25 Juni 2012

0.19.5 Released

Von Shay Banon

elasticsearch version 0.19.5 is out. You can download it here. The release includes critical bug fixes in elasticsearch cluster management and peer recovery process, and it is highly recommended for all users.

[Update]: Some users reported a problem when starting elasticsearch with 0.19.5 due to verification error. This problem has been fixed in 0.19.6.
p. [Update 2]: The deb package seems to be broken in 0.19.5 and 0.19.6, a fix will be issued later.
p. [Update 3]: 0.19.7 has been released fixing the debian packaging problem and a bug in the new compression support (on reads).

The release also includes several features, including:

Store Compression

elasticsearch has had the ability to compress the _source document for a long time. The problem with it is the fact that small documents don’t end up compressing well, as several documents compressed in a single compression “block” (we use LZF, but Snappy, whihc will be supported also in the future, works the same) will provide a considerable better compression ratio. This version introduces the ability to compress stored fieds using the index.store.compress.stored setting, as well as term vector using the index.store.compress.tv setting.

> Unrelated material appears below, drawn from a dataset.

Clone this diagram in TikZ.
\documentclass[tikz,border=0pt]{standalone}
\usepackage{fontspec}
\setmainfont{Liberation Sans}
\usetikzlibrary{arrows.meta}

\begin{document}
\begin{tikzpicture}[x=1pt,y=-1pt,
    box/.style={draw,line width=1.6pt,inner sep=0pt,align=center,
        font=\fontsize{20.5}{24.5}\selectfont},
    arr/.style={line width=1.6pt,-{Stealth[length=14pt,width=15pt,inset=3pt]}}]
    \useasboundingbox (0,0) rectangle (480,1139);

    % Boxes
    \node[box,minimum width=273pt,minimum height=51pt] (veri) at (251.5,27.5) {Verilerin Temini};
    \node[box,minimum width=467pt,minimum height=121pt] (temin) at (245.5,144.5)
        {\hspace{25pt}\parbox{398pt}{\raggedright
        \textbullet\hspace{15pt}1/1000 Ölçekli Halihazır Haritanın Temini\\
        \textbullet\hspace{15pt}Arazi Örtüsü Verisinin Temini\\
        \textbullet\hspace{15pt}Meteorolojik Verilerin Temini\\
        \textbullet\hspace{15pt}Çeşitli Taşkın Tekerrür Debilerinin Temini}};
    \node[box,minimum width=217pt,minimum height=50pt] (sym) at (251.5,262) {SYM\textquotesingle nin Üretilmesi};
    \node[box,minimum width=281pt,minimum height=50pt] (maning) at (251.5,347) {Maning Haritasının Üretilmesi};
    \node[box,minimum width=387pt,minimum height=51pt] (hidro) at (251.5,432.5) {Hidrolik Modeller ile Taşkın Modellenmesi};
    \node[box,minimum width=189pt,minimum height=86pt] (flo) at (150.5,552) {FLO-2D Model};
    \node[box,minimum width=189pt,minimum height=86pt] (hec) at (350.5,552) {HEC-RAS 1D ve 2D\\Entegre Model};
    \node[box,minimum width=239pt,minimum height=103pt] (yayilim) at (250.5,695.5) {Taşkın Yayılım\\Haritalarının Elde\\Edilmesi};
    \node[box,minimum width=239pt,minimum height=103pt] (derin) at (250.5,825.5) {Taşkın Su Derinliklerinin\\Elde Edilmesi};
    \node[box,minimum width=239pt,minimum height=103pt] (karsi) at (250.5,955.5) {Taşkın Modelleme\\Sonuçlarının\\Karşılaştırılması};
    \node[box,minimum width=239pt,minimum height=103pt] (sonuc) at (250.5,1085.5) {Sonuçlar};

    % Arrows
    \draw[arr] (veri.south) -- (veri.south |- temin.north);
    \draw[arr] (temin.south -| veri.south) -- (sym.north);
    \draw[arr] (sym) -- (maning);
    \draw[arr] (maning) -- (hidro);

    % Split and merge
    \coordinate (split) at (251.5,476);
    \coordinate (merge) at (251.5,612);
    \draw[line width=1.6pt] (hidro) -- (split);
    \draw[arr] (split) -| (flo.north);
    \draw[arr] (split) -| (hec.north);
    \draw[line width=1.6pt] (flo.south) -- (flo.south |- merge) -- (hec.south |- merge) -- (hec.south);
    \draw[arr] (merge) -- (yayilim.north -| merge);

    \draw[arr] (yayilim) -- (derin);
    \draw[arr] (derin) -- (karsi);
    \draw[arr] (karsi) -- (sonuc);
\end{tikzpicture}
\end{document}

The settings can be set on the index level, and are dynamic, allowing to change them using the index update settings API. elasticsearch can handle mixed stored / non stored cases. This allows, for example, to enable compression at a later stage in the index lifecycle, and optimize the index to make use of it (generating new segmetns that use compression).

Best compression, comprared to _source level compression, will mainly happen when indexing smaller documents (less than 64k). The price on the other hand is the fact that for each doc returned, a block will need to be decompressed (its fast though) in order to extract the document data.

Store Throttling

The way Lucene, the IR library elasticsearh uses under the covers, works is by creating immutable segments (up to deletes) and constantly merging them (the merge policy settings allow to control how those merges happen). The merge proces happen in an asyncronous manner without affecting the indexing / search speed. The problem though, especially on systems with low IO, is that the merge process can be expensive and affect search / index operation simply by the fact that the box is now taxed with more IO happening.

The store module now allows to have throttling configured for merges (or all) either on the node level, or on the index level. The node level throttling will make sure that out of all the shards allocated on that node, the merge process won’t pass the specific setting bytes per second. It can be set by setting indices.store.throttle.type to merge, and setting indices.store.throttle.max_bytes_per_sec to something like 5mb. The node level settings can be changed dynamically using the cluster update settings API.

If specific index level configuration is needed, regardless of the node level settings, it can be set as well using the index.store.throttle.type, and index.store.throttle.max_bytes_per_sec. The default value for the type is node, meaning it will throttle based on the node level settings and participate in the global throttling happening. Both settings can be set using the index udpate settings API dynamically.